Multi-noise-level score matching, the bridge to diffusion

NCSN (Song & Ermon 2019): train a single score network conditioned on noise level σ across a schedule. Loss:

J_NCSN(θ) = sum over σ in schedule of  λ(σ) · J_DSM(θ; σ)

Sampling via annealed Langevin: start at large σ (noised distribution ≈ Gaussian, easy to sample), run Langevin at that scale, decrease σ, repeat. Chain transitions from noise to data.
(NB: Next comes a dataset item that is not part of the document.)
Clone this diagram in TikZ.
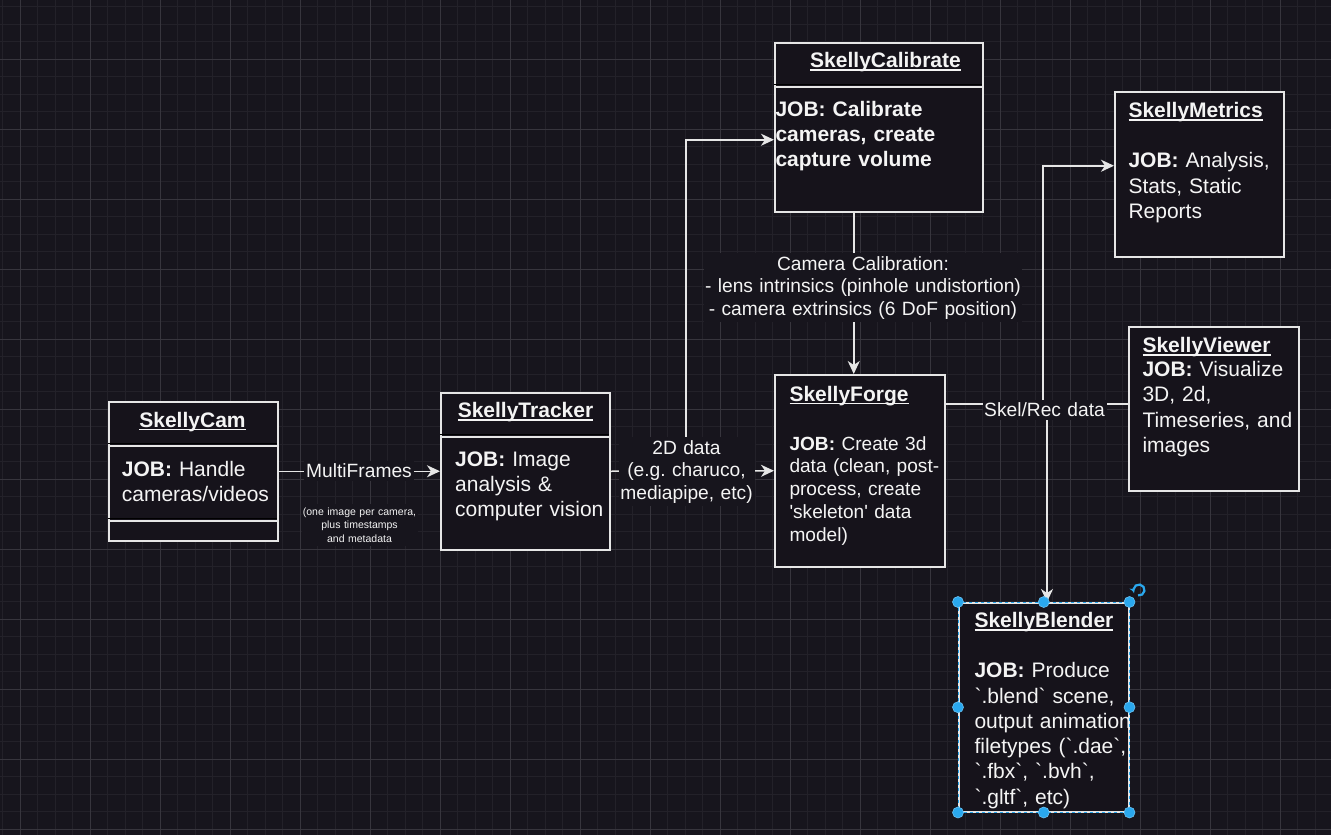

Diffusion models (L12-L14) are the same procedure derived from a Markov-chain perspective rather than score matching. The two derivations are mathematically equivalent (L14).

Why it matters for AI

“Diffusion predicts noise” = denoising score matching. When you read “the diffusion model is trained to predict the noise added at each step,” you are reading the DSM objective directly. The network output, the noise, and the score of the noised distribution are the same vector (up to sign/scale).
Cross-paradigm position. Score-based and diffusion models do not give log p_model(x) directly. They give a score field, usable for sampling and (via ODEs in L14) indirect density estimation. The L9 fingerprint table listed diffusion as “indirect” for likelihood precisely because of this.

Pitfalls to dodge

Computing explicit score-matching loss directly. Trace-of-Jacobian is d backward passes per data point; infeasible for high-dim. Always use DSM.
Single-noise-level training. Learns the noised distribution’s score, not the original data’s. Use multi-noise-level training (NCSN / diffusion) for clean data samples.
Treating s_θ(x) as a density or energy. It’s a vector field pointing toward locally higher density. Norm carries information; absolute value is not interpretable as p(x) without integration.
Skipping the connection to diffusion. DSM at multiple noise levels IS diffusion training, mathematically. Reading them as independent recipes misses the equivalence.

The one-line version

Score matching trains a model to estimate ∇_x log p(x) directly (bypassing Z); the practical form, denoising score matching, reduces to a noise-prediction MSE that scales to high-dim data; the multi-noise-level extension is the diffusion training objective in disguise.